:: Material provided ::
★ ★ ★

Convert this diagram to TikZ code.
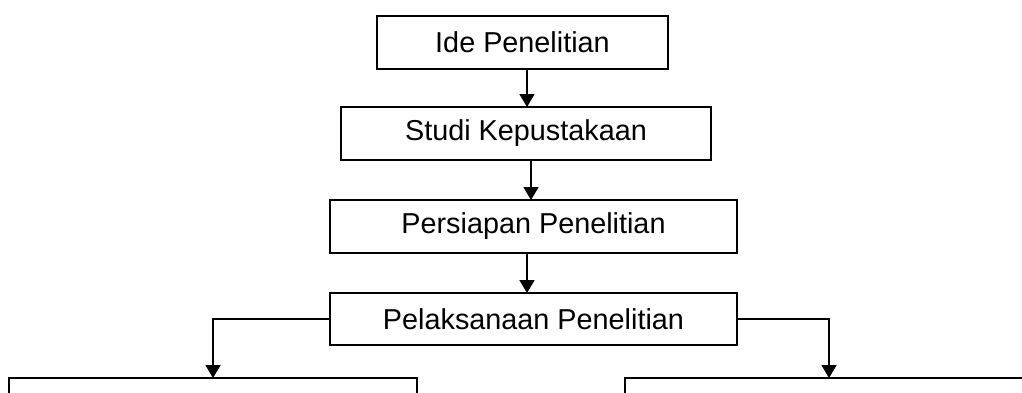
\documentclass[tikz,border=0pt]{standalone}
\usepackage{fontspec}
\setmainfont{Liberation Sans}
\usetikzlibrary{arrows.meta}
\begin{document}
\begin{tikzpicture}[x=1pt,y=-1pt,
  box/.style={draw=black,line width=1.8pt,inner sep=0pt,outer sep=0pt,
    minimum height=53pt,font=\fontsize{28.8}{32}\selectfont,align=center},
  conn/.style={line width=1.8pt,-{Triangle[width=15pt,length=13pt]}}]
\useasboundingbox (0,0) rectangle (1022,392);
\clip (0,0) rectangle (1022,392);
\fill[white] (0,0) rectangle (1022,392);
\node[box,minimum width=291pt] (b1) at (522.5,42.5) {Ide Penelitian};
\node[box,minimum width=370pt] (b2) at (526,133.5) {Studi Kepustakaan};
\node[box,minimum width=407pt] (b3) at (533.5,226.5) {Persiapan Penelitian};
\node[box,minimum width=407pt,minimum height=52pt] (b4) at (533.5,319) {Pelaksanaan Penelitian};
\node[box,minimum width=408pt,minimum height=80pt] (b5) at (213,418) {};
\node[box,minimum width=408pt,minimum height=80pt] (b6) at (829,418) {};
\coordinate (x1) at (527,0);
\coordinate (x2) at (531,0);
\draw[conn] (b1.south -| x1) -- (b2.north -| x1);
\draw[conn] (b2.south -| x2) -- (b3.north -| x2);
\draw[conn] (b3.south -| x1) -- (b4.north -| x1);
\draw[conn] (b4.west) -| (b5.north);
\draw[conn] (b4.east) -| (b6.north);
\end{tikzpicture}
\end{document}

★ ★ ★

:: Task requirements ::
Set every line down exactly as written, leaving each picture out.

:: Response for this exercise ::
Convert this diagram to TikZ code.
\documentclass[tikz,border=0pt]{standalone}
\usepackage{fontspec}
\setmainfont{Liberation Sans}
\usetikzlibrary{arrows.meta}
\begin{document}
\begin{tikzpicture}[x=1pt,y=-1pt,
  box/.style={draw=black,line width=1.8pt,inner sep=0pt,outer sep=0pt,
    minimum height=53pt,font=\fontsize{28.8}{32}\selectfont,align=center},
  conn/.style={line width=1.8pt,-{Triangle[width=15pt,length=13pt]}}]
\useasboundingbox (0,0) rectangle (1022,392);
\clip (0,0) rectangle (1022,392);
\fill[white] (0,0) rectangle (1022,392);
\node[box,minimum width=291pt] (b1) at (522.5,42.5) {Ide Penelitian};
\node[box,minimum width=370pt] (b2) at (526,133.5) {Studi Kepustakaan};
\node[box,minimum width=407pt] (b3) at (533.5,226.5) {Persiapan Penelitian};
\node[box,minimum width=407pt,minimum height=52pt] (b4) at (533.5,319) {Pelaksanaan Penelitian};
\node[box,minimum width=408pt,minimum height=80pt] (b5) at (213,418) {};
\node[box,minimum width=408pt,minimum height=80pt] (b6) at (829,418) {};
\coordinate (x1) at (527,0);
\coordinate (x2) at (531,0);
\draw[conn] (b1.south -| x1) -- (b2.north -| x1);
\draw[conn] (b2.south -| x2) -- (b3.north -| x2);
\draw[conn] (b3.south -| x1) -- (b4.north -| x1);
\draw[conn] (b4.west) -| (b5.north);
\draw[conn] (b4.east) -| (b6.north);
\end{tikzpicture}
\end{document}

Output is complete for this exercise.